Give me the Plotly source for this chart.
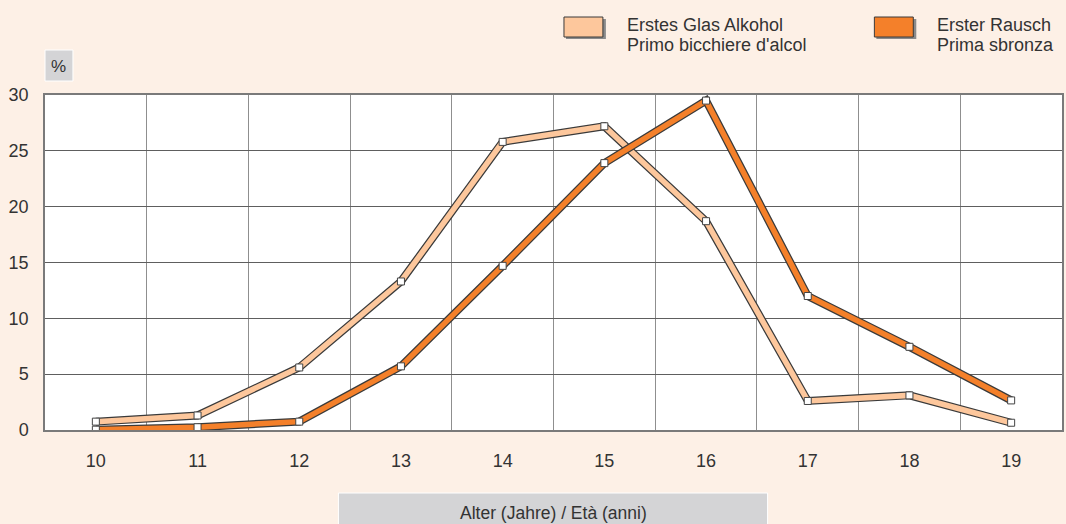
import plotly.graph_objects as go

# Data
ages = ["10", "11", "12", "13", "14", "15", "16", "17", "18", "19"]
erstes_glas = [0.75, 1.3, 5.6, 13.3, 25.8, 27.2, 18.7, 2.6, 3.1, 0.65]
erster_rausch = [0.03, 0.25, 0.75, 5.7, 14.7, 23.9, 29.5, 12.0, 7.45, 2.65]
y_ticks = [0, 5, 10, 15, 20, 25, 30]

series_names = [
    ("Erstes Glas Alkohol", "Primo bicchiere d'alcol"),
    ("Erster Rausch", "Prima sbronza"),
]
series_colors = ["#fdc79c", "#f4802a"]

BG = "#fdf0e6"
TEXT = "#333333"
FONT = "Arial, Liberation Sans, sans-serif"

# figure geometry (pixels)
W, H = 1066, 524
L, R, T, B = 45, 2, 95, 94
PW, PH = W - L - R, H - T - B


def px(x):
    return (x - L) / PW


def py(y):
    return (H - B - y) / PH


fig = go.Figure()

# each series: dark outline + coloured core + white square markers
for values, names, color in zip([erstes_glas, erster_rausch], series_names, series_colors):
    fig.add_trace(go.Scatter(
        x=ages, y=values, mode="lines",
        line=dict(color="#3a3a3a", width=8),
        hoverinfo="skip", showlegend=False,
    ))
    fig.add_trace(go.Scatter(
        x=ages, y=values, mode="lines+markers",
        line=dict(color=color, width=5.5),
        marker=dict(symbol="square", size=7, color="white",
                    line=dict(color="#444444", width=1)),
        name=" / ".join(names), showlegend=False,
    ))

shapes = []
annotations = []

# custom legend: box with drop shadow and two-line label
for names, color, bx in zip(series_names, series_colors, [565, 876]):
    shapes.append(dict(type="rect", xref="paper", yref="paper",
                       x0=px(bx + 2), x1=px(bx + 42), y0=py(39), y1=py(19),
                       fillcolor="#8a8a8a", line=dict(width=0), layer="above"))
    shapes.append(dict(type="rect", xref="paper", yref="paper",
                       x0=px(bx), x1=px(bx + 39), y0=py(37), y1=py(17),
                       fillcolor=color, line=dict(color="#3a3a3a", width=1),
                       layer="above"))
    for line_text, ty in zip(names, [25, 45]):
        annotations.append(dict(xref="paper", yref="paper", x=px(bx + 61), y=py(ty),
                                text=line_text, showarrow=False, xanchor="left",
                                yanchor="middle", align="left",
                                font=dict(size=18, color=TEXT, family=FONT)))

# "%" unit box
shapes.append(dict(type="rect", xref="paper", yref="paper",
                   x0=px(45), x1=px(73), y0=py(81), y1=py(50),
                   fillcolor="#d4d4d6", line=dict(color="white", width=1)))
annotations.append(dict(xref="paper", yref="paper", x=px(59), y=py(66),
                        text="%", showarrow=False, xanchor="center", yanchor="middle",
                        font=dict(size=17, color=TEXT, family=FONT)))

# x axis title box
shapes.append(dict(type="rect", xref="paper", yref="paper",
                   x0=px(339), x1=px(769), y0=py(530), y1=py(493),
                   fillcolor="#d4d4d6", line=dict(color="white", width=1)))
annotations.append(dict(xref="paper", yref="paper", x=px(554), y=py(513),
                        text="Alter (Jahre) / Età (anni)", showarrow=False,
                        xanchor="center", yanchor="middle",
                        font=dict(size=17.5, color=TEXT, family=FONT)))

fig.update_layout(
    width=W, height=H,
    margin=dict(l=L, r=R, t=T, b=B, pad=0),
    paper_bgcolor=BG, plot_bgcolor="white",
    font=dict(family=FONT, size=18, color=TEXT),
    showlegend=False,
    shapes=shapes, annotations=annotations,
    xaxis=dict(
        type="category", tickson="boundaries",
        range=[-0.5, len(ages) - 0.5],
        showgrid=True, gridcolor="#8f8f8f", gridwidth=1.2,
        showline=True, linecolor="#7a7a7a", linewidth=1.5, mirror=True,
        ticks="", ticklabelstandoff=14,
        tickfont=dict(size=18, color=TEXT),
        zeroline=False, fixedrange=True,
    ),
    yaxis=dict(
        range=[0, 30], tickvals=y_ticks,
        showgrid=True, gridcolor="#5e5e5e", gridwidth=1,
        showline=True, linecolor="#7a7a7a", linewidth=1.5, mirror=True,
        ticks="outside", ticklen=11, tickcolor="rgba(0,0,0,0)",
        tickfont=dict(size=18, color=TEXT),
        zeroline=False, fixedrange=True,
    ),
)

fig.write_html("out.html", config={"displayModeBar": False},
               post_script="document.body.style.margin='0';")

▶ _DESCRIPTION OF THE TASK_: From the data above, write out everything exactly except the pictures.

▶ _RESULT OF THIS TASK_:
Give me the Plotly source for this chart.
import plotly.graph_objects as go

# Data
ages = ["10", "11", "12", "13", "14", "15", "16", "17", "18", "19"]
erstes_glas = [0.75, 1.3, 5.6, 13.3, 25.8, 27.2, 18.7, 2.6, 3.1, 0.65]
erster_rausch = [0.03, 0.25, 0.75, 5.7, 14.7, 23.9, 29.5, 12.0, 7.45, 2.65]
y_ticks = [0, 5, 10, 15, 20, 25, 30]

series_names = [
    ("Erstes Glas Alkohol", "Primo bicchiere d'alcol"),
    ("Erster Rausch", "Prima sbronza"),
]
series_colors = ["#fdc79c", "#f4802a"]

BG = "#fdf0e6"
TEXT = "#333333"
FONT = "Arial, Liberation Sans, sans-serif"

# figure geometry (pixels)
W, H = 1066, 524
L, R, T, B = 45, 2, 95, 94
PW, PH = W - L - R, H - T - B


def px(x):
    return (x - L) / PW


def py(y):
    return (H - B - y) / PH


fig = go.Figure()

# each series: dark outline + coloured core + white square markers
for values, names, color in zip([erstes_glas, erster_rausch], series_names, series_colors):
    fig.add_trace(go.Scatter(
        x=ages, y=values, mode="lines",
        line=dict(color="#3a3a3a", width=8),
        hoverinfo="skip", showlegend=False,
    ))
    fig.add_trace(go.Scatter(
        x=ages, y=values, mode="lines+markers",
        line=dict(color=color, width=5.5),
        marker=dict(symbol="square", size=7, color="white",
                    line=dict(color="#444444", width=1)),
        name=" / ".join(names), showlegend=False,
    ))

shapes = []
annotations = []

# custom legend: box with drop shadow and two-line label
for names, color, bx in zip(series_names, series_colors, [565, 876]):
    shapes.append(dict(type="rect", xref="paper", yref="paper",
                       x0=px(bx + 2), x1=px(bx + 42), y0=py(39), y1=py(19),
                       fillcolor="#8a8a8a", line=dict(width=0), layer="above"))
    shapes.append(dict(type="rect", xref="paper", yref="paper",
                       x0=px(bx), x1=px(bx + 39), y0=py(37), y1=py(17),
                       fillcolor=color, line=dict(color="#3a3a3a", width=1),
                       layer="above"))
    for line_text, ty in zip(names, [25, 45]):
        annotations.append(dict(xref="paper", yref="paper", x=px(bx + 61), y=py(ty),
                                text=line_text, showarrow=False, xanchor="left",
                                yanchor="middle", align="left",
                                font=dict(size=18, color=TEXT, family=FONT)))

# "%" unit box
shapes.append(dict(type="rect", xref="paper", yref="paper",
                   x0=px(45), x1=px(73), y0=py(81), y1=py(50),
                   fillcolor="#d4d4d6", line=dict(color="white", width=1)))
annotations.append(dict(xref="paper", yref="paper", x=px(59), y=py(66),
                        text="%", showarrow=False, xanchor="center", yanchor="middle",
                        font=dict(size=17, color=TEXT, family=FONT)))

# x axis title box
shapes.append(dict(type="rect", xref="paper", yref="paper",
                   x0=px(339), x1=px(769), y0=py(530), y1=py(493),
                   fillcolor="#d4d4d6", line=dict(color="white", width=1)))
annotations.append(dict(xref="paper", yref="paper", x=px(554), y=py(513),
                        text="Alter (Jahre) / Età (anni)", showarrow=False,
                        xanchor="center", yanchor="middle",
                        font=dict(size=17.5, color=TEXT, family=FONT)))

fig.update_layout(
    width=W, height=H,
    margin=dict(l=L, r=R, t=T, b=B, pad=0),
    paper_bgcolor=BG, plot_bgcolor="white",
    font=dict(family=FONT, size=18, color=TEXT),
    showlegend=False,
    shapes=shapes, annotations=annotations,
    xaxis=dict(
        type="category", tickson="boundaries",
        range=[-0.5, len(ages) - 0.5],
        showgrid=True, gridcolor="#8f8f8f", gridwidth=1.2,
        showline=True, linecolor="#7a7a7a", linewidth=1.5, mirror=True,
        ticks="", ticklabelstandoff=14,
        tickfont=dict(size=18, color=TEXT),
        zeroline=False, fixedrange=True,
    ),
    yaxis=dict(
        range=[0, 30], tickvals=y_ticks,
        showgrid=True, gridcolor="#5e5e5e", gridwidth=1,
        showline=True, linecolor="#7a7a7a", linewidth=1.5, mirror=True,
        ticks="outside", ticklen=11, tickcolor="rgba(0,0,0,0)",
        tickfont=dict(size=18, color=TEXT),
        zeroline=False, fixedrange=True,
    ),
)

fig.write_html("out.html", config={"displayModeBar": False},
               post_script="document.body.style.margin='0';")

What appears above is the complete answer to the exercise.